Dans le grand appartement aux murs blancs qui accueille leur réunion de lancement, il a fallu ouvrir les portes vitrées en grand pour que tout le monde puisse entrer et écouter les prises de parole successives. Le sujet est grave, les destins de chacun souvent émaillés de tragédies, mais la lutte s’annonce joyeuse. «On se lance dans un marathon, ça ne va pas être simple, mais c’est un vrai kiff d’être ici», lâche en préambule Anne-Solène, avant de se lancer dans un court rappel des bonnes pratiques du militantisme. Certains sont déjà membres actifs de Repairs, communauté d’entraide rassemblant des personnes placées pendant leur enfance, d’autres sont plus novices, découvrent tout des milieux associatifs et politiques.
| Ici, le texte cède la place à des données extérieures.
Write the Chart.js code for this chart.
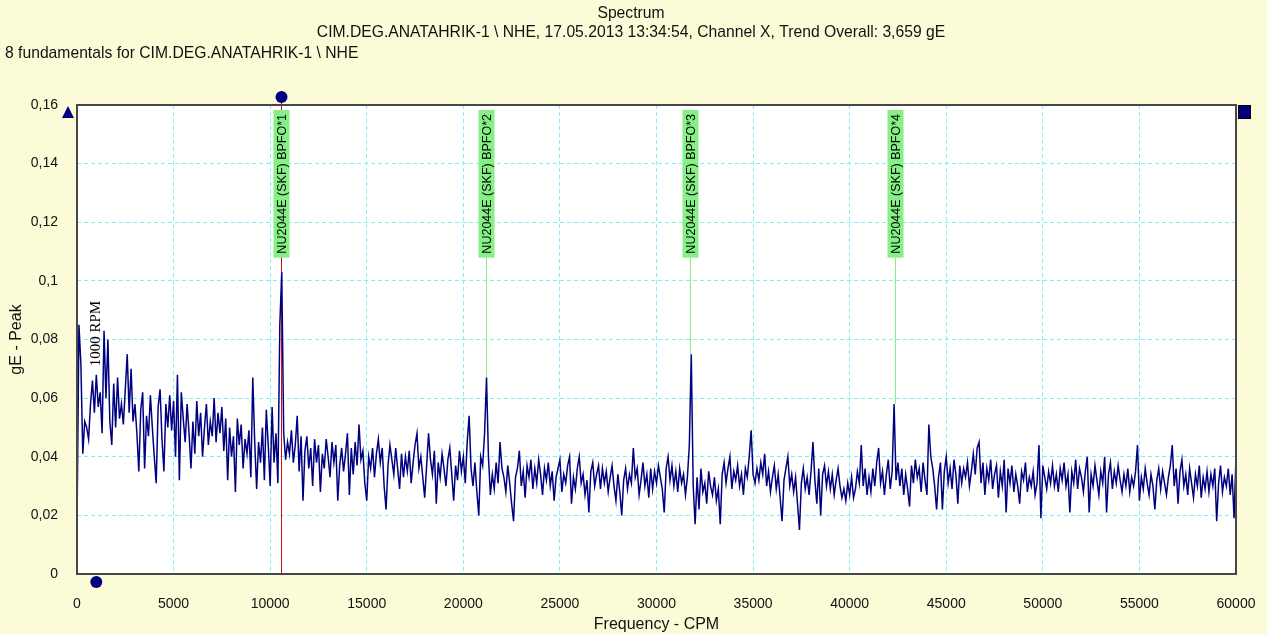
<!DOCTYPE html>
<html>
<head>
<meta charset="utf-8">
<title>Spectrum</title>
<script src="https://cdn.jsdelivr.net/npm/chart.js@4.4.1/dist/chart.umd.min.js"></script>
<style>
  html, body { margin: 0; padding: 0; background: #fbfbd8; }
  canvas { display: block; }
</style>
</head>
<body>
<canvas id="spectrum" width="1267" height="634"></canvas>
<script>
// spectrum lines, one value every 100 CPM (gE peak)
const FREQ_STEP = 100;

const spec00 = [
  0.016, 0.085, 0.072, 0.041, 0.052, 0.050, 0.046, 0.058, 0.066, 0.055,
  0.068, 0.057, 0.062, 0.048, 0.083, 0.060, 0.080, 0.052, 0.044, 0.065,
  0.050, 0.067, 0.053, 0.058, 0.051, 0.063, 0.075, 0.055, 0.070, 0.052,
  0.058, 0.048, 0.035, 0.056, 0.062, 0.036, 0.054, 0.047, 0.061, 0.050,
  0.040, 0.031, 0.057, 0.063, 0.046, 0.035, 0.058, 0.050, 0.061, 0.049
];
const spec05 = [
  0.059, 0.040, 0.068, 0.032, 0.062, 0.053, 0.045, 0.058, 0.048, 0.036,
  0.052, 0.041, 0.059, 0.047, 0.055, 0.040, 0.050, 0.058, 0.044, 0.052,
  0.047, 0.060, 0.045, 0.055, 0.048, 0.057, 0.042, 0.053, 0.032, 0.050,
  0.040, 0.047, 0.028, 0.053, 0.044, 0.051, 0.036, 0.046, 0.041, 0.049,
  0.033, 0.067, 0.045, 0.029, 0.045, 0.038, 0.050, 0.032, 0.056, 0.044
];
const spec10 = [
  0.030, 0.057, 0.038, 0.048, 0.031, 0.085, 0.103, 0.048, 0.039, 0.045,
  0.041, 0.049, 0.038, 0.044, 0.054, 0.035, 0.047, 0.025, 0.042, 0.047,
  0.036, 0.043, 0.030, 0.046, 0.038, 0.044, 0.028, 0.041, 0.036, 0.046,
  0.040, 0.033, 0.045, 0.038, 0.044, 0.025, 0.037, 0.043, 0.035, 0.041,
  0.048, 0.027, 0.043, 0.034, 0.045, 0.037, 0.051, 0.039, 0.042, 0.031
];
const spec15 = [
  0.025, 0.040, 0.036, 0.043, 0.033, 0.041, 0.046, 0.038, 0.043, 0.030,
  0.022, 0.037, 0.044, 0.039, 0.034, 0.043, 0.036, 0.029, 0.041, 0.033,
  0.040, 0.035, 0.042, 0.031, 0.038, 0.044, 0.048, 0.036, 0.040, 0.033,
  0.026, 0.037, 0.048, 0.039, 0.034, 0.042, 0.024, 0.038, 0.033, 0.041,
  0.036, 0.030, 0.039, 0.043, 0.034, 0.025, 0.037, 0.032, 0.042, 0.035
];
const spec20 = [
  0.040, 0.031, 0.045, 0.054, 0.036, 0.030, 0.038, 0.028, 0.020, 0.040,
  0.037, 0.048, 0.067, 0.040, 0.027, 0.034, 0.029, 0.038, 0.031, 0.045,
  0.036, 0.033, 0.028, 0.037, 0.031, 0.024, 0.018, 0.033, 0.036, 0.042,
  0.030, 0.035, 0.026, 0.037, 0.033, 0.039, 0.029, 0.036, 0.031, 0.039,
  0.034, 0.027, 0.036, 0.032, 0.038, 0.030, 0.035, 0.025, 0.033, 0.036
];
const spec25 = [
  0.039, 0.028, 0.034, 0.031, 0.037, 0.040, 0.024, 0.033, 0.029, 0.036,
  0.040, 0.031, 0.034, 0.027, 0.032, 0.021, 0.035, 0.038, 0.030, 0.034,
  0.037, 0.029, 0.036, 0.031, 0.035, 0.028, 0.033, 0.037, 0.030, 0.025,
  0.034, 0.028, 0.020, 0.032, 0.036, 0.029, 0.034, 0.031, 0.043, 0.033,
  0.036, 0.027, 0.032, 0.038, 0.030, 0.034, 0.026, 0.036, 0.029, 0.035
];
const spec30 = [
  0.031, 0.037, 0.033, 0.029, 0.021, 0.036, 0.040, 0.032, 0.037, 0.030,
  0.035, 0.028, 0.036, 0.031, 0.034, 0.027, 0.033, 0.044, 0.075, 0.030,
  0.017, 0.033, 0.022, 0.036, 0.028, 0.031, 0.024, 0.035, 0.030, 0.027,
  0.033, 0.025, 0.029, 0.017, 0.034, 0.038, 0.031, 0.036, 0.040, 0.029,
  0.035, 0.032, 0.037, 0.030, 0.034, 0.027, 0.036, 0.033, 0.040, 0.049
];
const spec35 = [
  0.034, 0.031, 0.036, 0.032, 0.038, 0.034, 0.041, 0.030, 0.035, 0.028,
  0.033, 0.037, 0.029, 0.034, 0.026, 0.018, 0.032, 0.036, 0.040, 0.030,
  0.034, 0.028, 0.033, 0.024, 0.015, 0.031, 0.036, 0.029, 0.033, 0.027,
  0.035, 0.045, 0.032, 0.024, 0.036, 0.020, 0.034, 0.037, 0.030, 0.035,
  0.029, 0.034, 0.027, 0.032, 0.036, 0.030, 0.026, 0.029, 0.025, 0.031
];
const spec40 = [
  0.027, 0.033, 0.026, 0.029, 0.035, 0.031, 0.044, 0.030, 0.036, 0.027,
  0.033, 0.028, 0.036, 0.030, 0.038, 0.043, 0.031, 0.035, 0.027, 0.034,
  0.039, 0.029, 0.035, 0.058, 0.032, 0.038, 0.030, 0.036, 0.027, 0.034,
  0.029, 0.023, 0.037, 0.031, 0.039, 0.033, 0.036, 0.028, 0.038, 0.032,
  0.027, 0.051, 0.040, 0.036, 0.030, 0.022, 0.033, 0.038, 0.022, 0.035
];
const spec45 = [
  0.040, 0.031, 0.036, 0.029, 0.039, 0.034, 0.024, 0.037, 0.031, 0.036,
  0.033, 0.038, 0.030, 0.035, 0.041, 0.034, 0.043, 0.045, 0.031, 0.038,
  0.027, 0.036, 0.032, 0.039, 0.029, 0.034, 0.037, 0.026, 0.035, 0.030,
  0.039, 0.021, 0.036, 0.031, 0.037, 0.028, 0.034, 0.030, 0.024, 0.035,
  0.032, 0.038, 0.028, 0.033, 0.030, 0.035, 0.027, 0.031, 0.044, 0.019
];
const spec50 = [
  0.037, 0.033, 0.029, 0.035, 0.031, 0.037, 0.030, 0.034, 0.028, 0.036,
  0.032, 0.038, 0.030, 0.034, 0.021, 0.035, 0.031, 0.039, 0.029, 0.036,
  0.033, 0.028, 0.035, 0.040, 0.021, 0.034, 0.030, 0.037, 0.032, 0.027,
  0.035, 0.031, 0.040, 0.021, 0.034, 0.038, 0.029, 0.035, 0.031, 0.037,
  0.032, 0.028, 0.034, 0.030, 0.036, 0.028, 0.033, 0.030, 0.035, 0.044
];
const spec55 = [
  0.025, 0.033, 0.029, 0.036, 0.031, 0.027, 0.034, 0.030, 0.022, 0.032,
  0.036, 0.029, 0.035, 0.031, 0.027, 0.033, 0.037, 0.044, 0.030, 0.036,
  0.024, 0.035, 0.039, 0.030, 0.034, 0.027, 0.036, 0.031, 0.026, 0.034,
  0.030, 0.037, 0.026, 0.033, 0.029, 0.035, 0.028, 0.034, 0.030, 0.036,
  0.018, 0.031, 0.037, 0.028, 0.033, 0.030, 0.036, 0.027, 0.034, 0.019
];
const spec60 = [0.040];

const amplitudes = [].concat(spec00, spec05, spec10, spec15, spec20, spec25,
  spec30, spec35, spec40, spec45, spec50, spec55, spec60);

// bearing fault frequency markers
const harmonicFreqs = [10585, 21170, 31755, 42340];
const harmonicLabels = [
  "NU2044E (SKF) BPFO*1",
  "NU2044E (SKF) BPFO*2",
  "NU2044E (SKF) BPFO*3",
  "NU2044E (SKF) BPFO*4"
];
const speedFreq = 1000;
const speedLabel = "1000 RPM";
const speedLabelLevel = 0.082;

const yTickValues = [0, 0.02, 0.04, 0.06, 0.08, 0.1, 0.12, 0.14, 0.16];

const titleText = "Spectrum";
const subtitleText = "CIM.DEG.ANATAHRIK-1 \\ NHE, 17.05.2013 13:34:54, Channel X, Trend Overall: 3,659 gE";
const infoText = "8 fundamentals for CIM.DEG.ANATAHRIK-1 \\ NHE";
const yTitle = "gE - Peak";
const xTitle = "Frequency - CPM";

const FONT = "'Liberation Sans', Arial, sans-serif";
const NAVY = "#000080";
const LABEL_FONT = "12.5px " + FONT;

const points = amplitudes.map((v, i) => ({ x: i * FREQ_STEP, y: v }));

function labelBoxHeight(ctx, label) {
  ctx.save();
  ctx.font = LABEL_FONT;
  const h = ctx.measureText(label).width + 8;
  ctx.restore();
  return h;
}

const decorations = {
  id: "decorations",
  beforeDraw(chart) {
    const { ctx, chartArea: a } = chart;
    ctx.save();
    ctx.fillStyle = "#fbfbd8";
    ctx.fillRect(0, 0, chart.width, chart.height);
    ctx.fillStyle = "#ffffff";
    ctx.fillRect(a.left, a.top, a.right - a.left, a.bottom - a.top);
    ctx.restore();
  },
  beforeDatasetsDraw(chart) {
    const { ctx, chartArea: a, scales } = chart;
    ctx.save();
    harmonicFreqs.forEach((f, k) => {
      const x = Math.round(scales.x.getPixelForValue(f)) + 0.5;
      if (k === 0) {
        // cursor line
        ctx.strokeStyle = "#c81010";
        ctx.lineWidth = 1;
        ctx.beginPath();
        ctx.moveTo(x, a.top - 8);
        ctx.lineTo(x, a.bottom);
        ctx.stroke();
      } else {
        const peak = amplitudes[Math.round(f / FREQ_STEP)];
        const boxBottom = a.top + 5 + labelBoxHeight(ctx, harmonicLabels[k]);
        ctx.strokeStyle = "#80f080";
        ctx.lineWidth = 1;
        ctx.beginPath();
        ctx.moveTo(x, boxBottom);
        ctx.lineTo(x, scales.y.getPixelForValue(peak));
        ctx.stroke();
      }
    });
    ctx.restore();
  },
  afterDatasetsDraw(chart) {
    const { ctx, chartArea: a, scales } = chart;
    ctx.save();

    // plot frame
    ctx.strokeStyle = "#474747";
    ctx.lineWidth = 2;
    ctx.strokeRect(a.left, a.top, a.right - a.left, a.bottom - a.top);

    // fault frequency labels
    ctx.font = LABEL_FONT;
    harmonicLabels.forEach((label, k) => {
      const x = Math.round(scales.x.getPixelForValue(harmonicFreqs[k])) + 0.5;
      const h = labelBoxHeight(ctx, label);
      const top = a.top + 5;
      ctx.fillStyle = "#86f086";
      ctx.fillRect(x - 8, top, 16, h);
      ctx.save();
      ctx.translate(x + 1, top + h - 4);
      ctx.rotate(-Math.PI / 2);
      ctx.fillStyle = "#000000";
      ctx.textAlign = "left";
      ctx.textBaseline = "middle";
      ctx.fillText(label, 0, 0);
      ctx.restore();
    });

    // running speed label
    const sx = scales.x.getPixelForValue(speedFreq);
    ctx.save();
    ctx.translate(sx, scales.y.getPixelForValue(speedLabelLevel));
    ctx.rotate(-Math.PI / 2);
    ctx.font = "15px 'Liberation Serif', 'Times New Roman', serif";
    ctx.fillStyle = "#000000";
    ctx.textAlign = "center";
    ctx.textBaseline = "middle";
    ctx.fillText(speedLabel, 0, 0);
    ctx.restore();

    // cursor symbols
    ctx.fillStyle = NAVY;
    const cx = Math.round(scales.x.getPixelForValue(harmonicFreqs[0])) + 0.5;
    ctx.beginPath();
    ctx.arc(cx, a.top - 8, 6, 0, Math.PI * 2);
    ctx.fill();
    ctx.beginPath();
    ctx.arc(sx, a.bottom + 8, 6, 0, Math.PI * 2);
    ctx.fill();
    ctx.beginPath();
    ctx.moveTo(a.left - 15, a.top + 13);
    ctx.lineTo(a.left - 3, a.top + 13);
    ctx.lineTo(a.left - 9, a.top + 1);
    ctx.closePath();
    ctx.fill();
    ctx.fillRect(a.right + 3, a.top + 1, 11, 12);
    ctx.strokeStyle = "#000000";
    ctx.lineWidth = 1;
    ctx.strokeRect(a.right + 2.5, a.top + 0.5, 12, 13);

    // titles
    ctx.fillStyle = "#111111";
    ctx.font = "15.7px " + FONT;
    ctx.textBaseline = "middle";
    ctx.textAlign = "center";
    ctx.fillText(titleText, 631, 14);
    ctx.fillText(subtitleText, 631, 33);
    ctx.font = "16px " + FONT;
    ctx.fillText(xTitle, (a.left + a.right) / 2, 625);
    ctx.save();
    ctx.translate(17, (a.top + a.bottom) / 2);
    ctx.rotate(-Math.PI / 2);
    ctx.fillText(yTitle, 0, 0);
    ctx.restore();
    ctx.font = "15.7px " + FONT;
    ctx.textAlign = "left";
    ctx.fillText(infoText, 5, 54);

    ctx.restore();
  }
};

new Chart(document.getElementById("spectrum"), {
  type: "line",
  data: {
    datasets: [
      {
        label: "Spectrum",
        data: points,
        borderColor: NAVY,
        borderWidth: 1.5,
        pointRadius: 0,
        tension: 0,
        fill: false
      }
    ]
  },
  options: {
    responsive: false,
    animation: false,
    devicePixelRatio: 1,
    layout: { padding: { top: 105, right: 31, left: 0, bottom: 0 } },
    plugins: {
      legend: { display: false },
      title: { display: false },
      tooltip: { enabled: false }
    },
    scales: {
      x: {
        type: "linear",
        min: 0,
        max: 60000,
        afterFit: (scale) => {
          scale.height = 60;
          scale.paddingLeft = 0;
          scale.paddingRight = 0;
        },
        ticks: {
          stepSize: 5000,
          padding: 22,
          maxRotation: 0,
          color: "#111111",
          font: { family: FONT, size: 14 },
          callback: (value) => String(value)
        },
        grid: {
          color: "#7ff0f8",
          lineWidth: 1,
          drawTicks: false
        },
        border: { display: false, dash: [4, 3] }
      },
      y: {
        type: "linear",
        min: 0,
        max: 0.16,
        afterFit: (scale) => {
          scale.width = 77;
          scale.paddingTop = 0;
          scale.paddingBottom = 0;
        },
        afterBuildTicks: (scale) => {
          scale.ticks = yTickValues.map((v) => ({ value: v }));
        },
        ticks: {
          padding: 19,
          color: "#111111",
          font: { family: FONT, size: 14 },
          callback: (value) => String(Math.round(value * 100) / 100).replace(".", ",")
        },
        grid: {
          color: "#7ff0f8",
          lineWidth: 1,
          drawTicks: false
        },
        border: { display: false, dash: [4, 3] }
      }
    }
  },
  plugins: [decorations]
});
</script>
</body>
</html>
Les uns après les autres, ils se présentent en quelques mots, égrènent leurs idées et revendications. Il faudrait «organiser une grande manifestation», réfléchir «à une liste de témoins que la commission doit absolument interroger», «transmettre aux parlementaires des questions précises», les pousser «à aller sur le terrain, à mouiller la chemise», «obtenir des excuses publiques et des mesures de réparation».

«On doit devenir une grande cause nationale, au même titre que l’écologie et les violences faites aux femmes. Tous les élus devraient avoir un avis et des idées sur la protection de l’enfance», martèle un autre camarade. Aucun n’aborde son passé, ce n’est pas le lieu, pas le moment. Ils savent que leurs histoires, à chaque fois qu’elles sont racontées, «attirent l’empathie» de ceux qui les écoutent. «Mais l’empathie, c’est un sentiment humain et très passager, alerte Rania, 27 ans. L’attirer ne nous intéresse pas. Ce qu’on veut, c’est que nos paroles soient suivies de conséquences politiques.» L’enjeu est immense, «on est des inconnus du grand public, une petite voix qui crie depuis des années sans être entendue», regrette Achraf, qui espère que le comité de vigilance «parviendra à atteindre l’opinion publique».